[SGVLUG] Website Testing

Dustin laurence at alice.caltech.edu
Tue Jul 19 14:55:00 PDT 2005


On Tue, 19 Jul 2005, Emerson, Tom wrote:

> > [...] So instead of working on WebGUI or Plone I did a little
> > research, and found a comparison chart that showed Typo3 as being able
> > to generate static pages.
> 
> Where is this chart?

OK, I put out some new links on the slightly re-designed front page
(sgvlug dot laurences dot net).  I believe the Linux-Aktivaattori site on
their project to choose a new CMS was the one that liked Typo3 the most.  
I'm looking for the table mentioning static content, though, and don't see 
it.

You know, Typo3's principal author is Danish, so it may well come across
more professionally to Scandinavians than it does to me.  They also rated
Drupal higher than Mambo initially (though I think later it was eliminated
in favor of either Mambo or Typo3).  I thought about installing Drupal
since I'm on the marathon-install binge, but I don't know that I have the
endurance to go that far. :-)

> ...I'd like to know about some of the other choices
> as well (not neccessarilly for "this group", but for my own home/blog --

I think I have some blog comparison links somewhere I didn't put out 
because we're not looking at a blog for the LUG site.  I think these
are they:

http://www.asymptomatic.net/blogbreakdown.htm
http://asymptomatic.net/wp/2004/05/28/568/blogware-choice/

The latter link has a fun paragraph:

"Even more disheartening... .Text is the only blogware that anyone
suggested for the Windows platform. I asked and asked about it because I
wanted to give Windows a fair shake. Well, it seems that the only thing
that .net developers care about is .net. That is, who cares about the
applications you can create with it as long as you have this wonderful
language to create them with.
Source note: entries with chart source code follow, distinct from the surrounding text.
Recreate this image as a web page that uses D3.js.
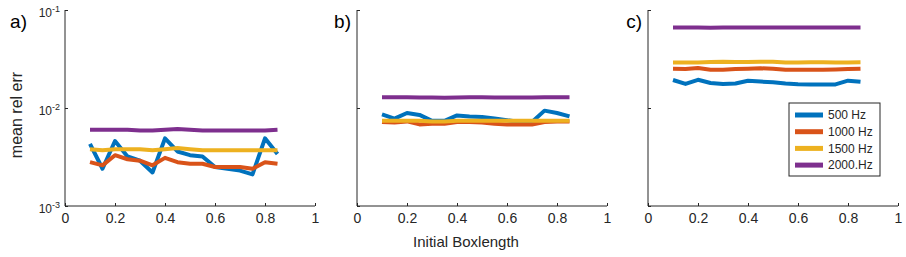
<!DOCTYPE html>
<html>
<head>
<meta charset="utf-8">
<script src="https://cdn.jsdelivr.net/npm/d3@7"></script>
<style>
body { margin: 0; background: #fff; }
svg { display: block; font-family: "Liberation Sans", Arial, sans-serif; }
.axis path, .axis line { stroke: #262626; }
.axis text { fill: #262626; font-size: 14px; }
</style>
</head>
<body>
<script>
// box lengths (x) shared by every panel
var boxlen = [0.1, 0.15, 0.2, 0.25, 0.3, 0.35, 0.4, 0.45, 0.5, 0.55, 0.6, 0.65, 0.7, 0.75, 0.8, 0.85];

var seriesNames = ["500 Hz", "1000 Hz", "1500 Hz", "2000.Hz"];
var panelNames = ["a)", "b)", "c)"];
var xTicks = [0, 0.2, 0.4, 0.6, 0.8, 1];
var yTicks = [1e-3, 1e-2, 1e-1];
var yTickExp = ["-3", "-2", "-1"];

// panel a
var a500 = [0.0043, 0.0024, 0.0046, 0.0032, 0.0029, 0.0022, 0.0049, 0.0036, 0.0033, 0.0032, 0.0025, 0.0024, 0.0023, 0.0021, 0.0049, 0.0034];
var a1000 = [0.0028, 0.0026, 0.0033, 0.0030, 0.0029, 0.0026, 0.0031, 0.0028, 0.0027, 0.0027, 0.0025, 0.0025, 0.0025, 0.0024, 0.0028, 0.0027];
var a1500 = [0.0038, 0.0037, 0.0038, 0.0038, 0.0038, 0.0037, 0.0038, 0.0039, 0.0038, 0.0037, 0.0037, 0.0037, 0.0037, 0.0037, 0.0037, 0.0037];
var a2000 = [0.0060, 0.0060, 0.0060, 0.0060, 0.0059, 0.0059, 0.0060, 0.0061, 0.0060, 0.0059, 0.0059, 0.0059, 0.0059, 0.0059, 0.0059, 0.0060];

// panel b
var b500 = [0.0086, 0.0078, 0.0089, 0.0085, 0.0074, 0.0074, 0.0084, 0.0082, 0.0081, 0.0078, 0.0075, 0.0072, 0.0072, 0.0094, 0.0089, 0.0082];
var b1000 = [0.0072, 0.0071, 0.0073, 0.0068, 0.0069, 0.0069, 0.0072, 0.0072, 0.0071, 0.0069, 0.0068, 0.0068, 0.0068, 0.0072, 0.0073, 0.0073];
var b1500 = [0.0074, 0.0074, 0.0074, 0.0074, 0.0073, 0.0073, 0.0074, 0.0074, 0.0074, 0.0074, 0.0074, 0.0074, 0.0074, 0.0074, 0.0074, 0.0074];
var b2000 = [0.0129, 0.0129, 0.0129, 0.0128, 0.0128, 0.0127, 0.0128, 0.0129, 0.0129, 0.0128, 0.0128, 0.0128, 0.0128, 0.0129, 0.0129, 0.0129];

// panel c
var c500 = [0.0193, 0.0176, 0.0194, 0.0180, 0.0176, 0.0178, 0.0190, 0.0186, 0.0183, 0.0178, 0.0175, 0.0174, 0.0174, 0.0174, 0.0190, 0.0185];
var c1000 = [0.0252, 0.0250, 0.0256, 0.0246, 0.0246, 0.0250, 0.0252, 0.0254, 0.0252, 0.0245, 0.0245, 0.0245, 0.0245, 0.0247, 0.0250, 0.0252];
var c1500 = [0.0292, 0.0292, 0.0292, 0.0294, 0.0296, 0.0294, 0.0294, 0.0297, 0.0296, 0.0292, 0.0292, 0.0293, 0.0293, 0.0292, 0.0292, 0.0293];
var c2000 = [0.0661, 0.0661, 0.0663, 0.0660, 0.0661, 0.0663, 0.0664, 0.0664, 0.0664, 0.0663, 0.0662, 0.0662, 0.0663, 0.0663, 0.0664, 0.0664];

var panels = [[a500, a1000, a1500, a2000], [b500, b1000, b1500, b2000], [c500, c1000, c1500, c2000]];
var colors = ["#0072BD", "#D95319", "#EDB120", "#7E2F8E"];

var width = 906;
var height = 257;
var panelLeft = [65, 357, 648];
var panelWidth = 250;
var plotTop = 10;
var plotBottom = 206;

var svg = d3.select("body").append("svg").attr("width", width).attr("height", height);

var yscale = d3.scaleLog().domain([1e-3, 1e-1]).range([plotBottom, plotTop]);

panels.forEach(function (series, p) {
    var xscale = d3.scaleLinear().domain([0, 1]).range([panelLeft[p], panelLeft[p] + panelWidth]);

    var xaxis = d3.axisBottom(xscale).tickValues(xTicks).tickSize(-3).tickPadding(7).tickFormat(d3.format(""));
    var yaxis = d3.axisLeft(yscale).tickValues(yTicks).tickSize(-3).tickFormat("");

    var gx = svg.append("g").attr("class", "axis").attr("transform", "translate(0," + plotBottom + ")").call(xaxis);
    gx.select(".domain").attr("d", "M" + xscale(0) + ",0H" + xscale(1));
    gx.selectAll("text").attr("dy", "0.71em");

    var gy = svg.append("g").attr("class", "axis").attr("transform", "translate(" + panelLeft[p] + ",0)").call(yaxis);
    gy.select(".domain").attr("d", "M0," + plotTop + "V" + plotBottom);

    if (p == 0) {
        var lab = svg.append("g").selectAll("text").data(yTicks).enter().append("text")
            .attr("x", panelLeft[p] - 5)
            .attr("y", function (d) { return yscale(d) + 7; })
            .attr("text-anchor", "end")
            .attr("fill", "#262626")
            .style("font-size", "12px");
        lab.append("tspan").text("10");
        lab.append("tspan").attr("dy", -5).style("font-size", "9px").text(function (d, i) { return yTickExp[i]; });
    }

    var line = d3.line().x(function (d, i) { return xscale(boxlen[i]); }).y(function (d) { return yscale(d); });

    svg.append("g").selectAll("path").data(series).enter().append("path")
        .attr("d", line)
        .attr("fill", "none")
        .attr("stroke", function (d, i) { return colors[i]; })
        .attr("stroke-width", 4)
        .attr("stroke-linejoin", "round");

    svg.append("text").text(panelNames[p])
        .attr("x", panelLeft[p] - (p == 0 ? 38 : 6))
        .attr("y", 28)
        .attr("text-anchor", "end")
        .attr("fill", "#000")
        .style("font-size", "19px");
});

// axis titles
svg.append("text").text("mean rel err")
    .attr("transform", "translate(22,115) rotate(-90)")
    .attr("text-anchor", "middle")
    .attr("fill", "#262626")
    .style("font-size", "16px");

svg.append("text").text("Initial Boxlength")
    .attr("x", panelLeft[1] + panelWidth / 2 - 16)
    .attr("y", 247)
    .attr("text-anchor", "middle")
    .attr("fill", "#262626")
    .style("font-size", "15px");

// legend
var legend = svg.append("g").attr("transform", "translate(789,103)");
legend.append("rect").attr("width", 91).attr("height", 73).attr("fill", "#fff").attr("stroke", "#262626").attr("stroke-width", 1);

var item = legend.selectAll("g.item").data(seriesNames).enter().append("g").attr("class", "item")
    .attr("transform", function (d, i) { return "translate(0," + (12 + i * 16.7) + ")"; });
item.append("line").attr("x1", 6).attr("x2", 34).attr("stroke", function (d, i) { return colors[i]; }).attr("stroke-width", 5);
item.append("text").text(function (d) { return d; })
    .attr("x", 39).attr("dy", "0.35em")
    .attr("fill", "#262626")
    .style("font-size", "12px");
</script>
</body>
</html>
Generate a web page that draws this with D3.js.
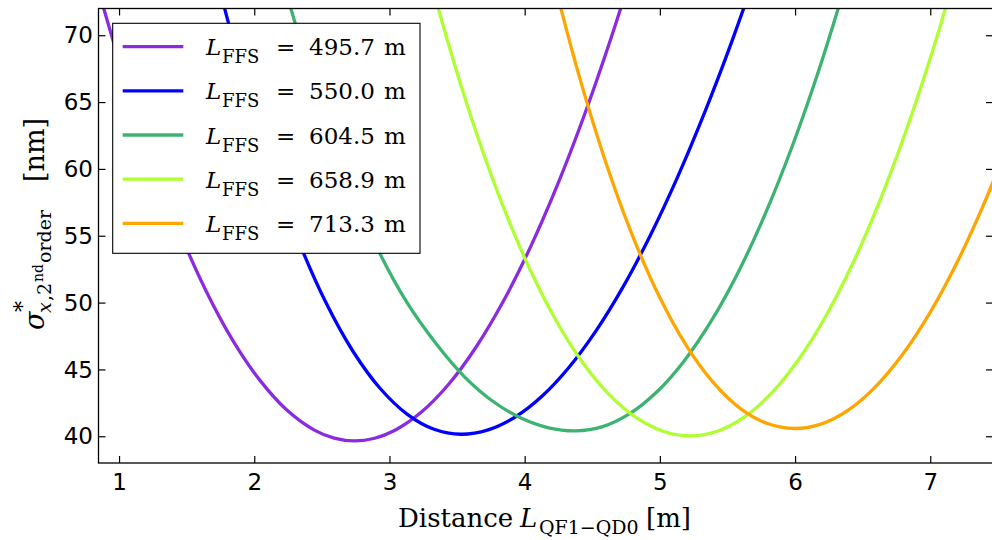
<!DOCTYPE html>
<html><head><meta charset="utf-8">
<script src="https://cdn.jsdelivr.net/npm/d3@7"></script>
<style>body{margin:0;background:#fff} svg{display:block}</style>
</head><body><svg id="c" width="992" height="540"></svg>
<script>
// ---- data ----
const seriesLabels = ["495.7", "550.0", "604.5", "658.9", "713.3"];
const purpleX = [0.841, 1.041, 1.241, 1.441, 1.641, 1.841, 2.041, 2.241, 2.441, 2.591, 2.741, 2.891, 3.041, 3.241, 3.441, 3.641, 3.841, 4.041, 4.241, 4.441, 4.641, 4.791];
const purpleY = [73.61, 66.77, 60.72, 55.44, 50.93, 47.18, 44.20, 41.96, 40.48, 39.86, 39.65, 39.85, 40.45, 41.85, 43.93, 46.68, 50.08, 54.11, 58.76, 64.01, 69.85, 74.61];
const blueX = [1.73, 1.93, 2.13, 2.33, 2.53, 2.73, 2.93, 3.13, 3.33, 3.53, 3.73, 3.93, 4.13, 4.33, 4.53, 4.73, 4.93, 5.13, 5.33, 5.53, 5.73];
const blueY = [73.96, 66.49, 60.03, 54.55, 50.00, 46.36, 43.59, 41.66, 40.52, 40.15, 40.48, 41.44, 43.01, 45.18, 47.92, 51.21, 55.04, 59.37, 64.19, 69.47, 75.21];
const greenX = [2.117, 2.317, 2.517, 2.717, 2.917, 3.127, 3.347, 3.557, 3.767, 3.977, 4.177, 4.377, 4.577, 4.777, 4.977, 5.177, 5.377, 5.577, 5.777, 5.977, 6.177, 6.377];
const greenY = [77.67, 70.40, 64.05, 58.58, 53.92, 50.05, 46.90, 44.43, 42.60, 41.34, 40.63, 40.40, 40.72, 41.69, 43.31, 45.60, 48.57, 52.22, 56.58, 61.64, 67.42, 73.93];
const limeX = [3.229, 3.429, 3.629, 3.829, 4.029, 4.229, 4.429, 4.629, 4.829, 5.029, 5.229, 5.429, 5.629, 5.829, 6.029, 6.229, 6.429, 6.629, 6.829, 7.029, 7.229];
const limeY = [76.97, 69.60, 63.11, 57.49, 52.70, 48.72, 45.52, 43.08, 41.37, 40.36, 40.03, 40.39, 41.47, 43.26, 45.78, 49.02, 52.98, 57.67, 63.08, 69.21, 76.07];
const orangeX = [4.196, 4.396, 4.596, 4.796, 4.996, 5.196, 5.396, 5.596, 5.796, 5.996, 6.196, 6.396, 6.596, 6.796, 6.996, 7.196, 7.396, 7.596];
const orangeY = [74.84, 67.20, 60.61, 55.04, 50.45, 46.78, 44.01, 42.07, 40.95, 40.58, 40.93, 41.98, 43.72, 46.13, 49.21, 52.96, 57.36, 62.40];
const xTicks = [1, 2, 3, 4, 5, 6, 7];
const yTicks = [40, 45, 50, 55, 60, 65, 70];
const xLimits = [0.848, 7.464];
const yLimits = [38, 72];

// ---- styles ----
const colors = ["#8a2be2", "#0000ff", "#3cb371", "#adff2f", "#ffa500"];

const seriesX = [purpleX, blueX, greenX, limeX, orangeX];
const seriesY = [purpleY, blueY, greenY, limeY, orangeY];

const svg = d3.select("#c");
const L = 98.5, R = 993, T = 8.5, B = 463;
const x = d3.scaleLinear().domain(xLimits).range([L, R]);
const y = d3.scaleLinear().domain(yLimits).range([B, T]);

svg.append("defs").append("clipPath").attr("id", "clip")
  .append("rect").attr("x", L).attr("y", T).attr("width", R - L).attr("height", B - T);

const line = d3.line().x(d => x(d[0])).y(d => y(d[1])).curve(d3.curveCatmullRom.alpha(0.5));
const gLines = svg.append("g").attr("clip-path", "url(#clip)");
seriesX.forEach((xs, i) => {
  const pts = xs.map((v, j) => [v, seriesY[i][j]]);
  gLines.append("path").attr("d", line(pts)).attr("fill", "none")
    .attr("stroke", colors[i]).attr("stroke-width", 3.3).attr("stroke-linejoin", "round");
});

// axes (inward ticks on all sides)
const tickLen = 7;
const axB = d3.axisBottom(x).tickValues(xTicks).tickSize(-tickLen).tickFormat(d3.format("d"));
const axT = d3.axisTop(x).tickValues(xTicks).tickSize(-tickLen).tickFormat("");
const axL = d3.axisLeft(y).tickValues(yTicks).tickSize(-tickLen).tickFormat(d3.format("d"));
const axR = d3.axisRight(y).tickValues(yTicks).tickSize(-tickLen).tickFormat("");
function style(g) {
  g.select(".domain").remove();
  g.selectAll(".tick line").attr("stroke", "#000").attr("stroke-width", 1.2);
  g.selectAll(".tick text").attr("font-family", "DejaVu Sans").attr("font-size", 23).attr("fill", "#000");
}
svg.append("g").attr("transform", `translate(0,${B})`).call(axB).call(style)
  .selectAll(".tick text").attr("dy", null).attr("y", 27);
svg.append("g").attr("transform", `translate(0,${T})`).call(axT).call(style);
svg.append("g").attr("transform", `translate(${L},0)`).call(axL).call(style)
  .selectAll(".tick text").attr("dy", "0.33em").attr("x", -5.5);
svg.append("g").attr("transform", `translate(${R},0)`).call(axR).call(style);

svg.append("rect").attr("x", L).attr("y", T).attr("width", R - L).attr("height", B - T)
  .attr("fill", "none").attr("stroke", "#000").attr("stroke-width", 1.3);

// legend
const lg = svg.append("g");
lg.append("rect").attr("x", 112.7).attr("y", 23.3).attr("width", 307.3).attr("height", 230)
  .attr("fill", "#fff").attr("stroke", "#000").attr("stroke-width", 1.1);
seriesLabels.forEach((lab, i) => {
  const cy = 46.7 + 44.15 * i;
  lg.append("line").attr("x1", 122.7).attr("x2", 183.3).attr("y1", cy).attr("y2", cy)
    .attr("stroke", colors[i]).attr("stroke-width", 3.3);
  const t = lg.append("text").attr("y", cy + 8.5).attr("font-family", "DejaVu Serif").attr("font-size", 23).attr("fill", "#000");
  t.append("tspan").attr("x", 206).attr("font-style", "italic").text("L");
  t.append("tspan").attr("x", 222).attr("dy", 8).attr("font-size", 18).text("FFS");
  t.append("tspan").attr("x", 276).attr("dy", -8).text("=");
  t.append("tspan").attr("x", 309).text(lab);
  t.append("tspan").attr("x", 384).text("m");
});

// x label
const xl = svg.append("text").attr("y", 527).attr("font-family", "DejaVu Serif").attr("font-size", 26).attr("fill", "#000");
xl.append("tspan").attr("x", 398).text("Distance");
xl.append("tspan").attr("x", 520).attr("font-style", "italic").text("L");
xl.append("tspan").attr("x", 539).attr("dy", 7).attr("font-size", 19).text("QF1\u2212QD0");
xl.append("tspan").attr("x", 646).attr("dy", -7).text("[m]");

// y label (rotated)
const yl = svg.append("text").attr("transform", "translate(44,330) rotate(-90)")
  .attr("font-family", "DejaVu Serif").attr("font-size", 27).attr("fill", "#000");
yl.append("tspan").attr("x", 0).attr("font-style", "italic").text("\u03c3");
yl.append("tspan").attr("x", 18).attr("dy", -14).attr("font-size", 22).text("*");
yl.append("tspan").attr("x", 17).attr("dy", 21).attr("font-size", 19).attr("font-style", "italic").text("x");
yl.append("tspan").attr("x", 29).attr("font-size", 19).text(",2");
yl.append("tspan").attr("x", 48).attr("dy", -8).attr("font-size", 14).text("nd");
yl.append("tspan").attr("x", 67).attr("dy", 8).attr("font-size", 19).text("order");
yl.append("tspan").attr("x", 148).attr("dy", -7).text("[nm]");
</script></body></html>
I wish them well in ever getting anyone off
the ground with .Text, since I couldn't even figure out how to get a copy.
Yeah, it was that user-unfriendly."

This sort of anecdotal observation is why I tend to argue that languages
in which nothing is written that I want to run probably won't have much I
want to run in the future, either.  With some languages, the "great
features" never make it into, you know, programs. :-)

> though MT seems to work well enough [when I update it...] there is still
> that nagging "not 100% gpl" air about it...)

I didn't think any part of it was GPL'd.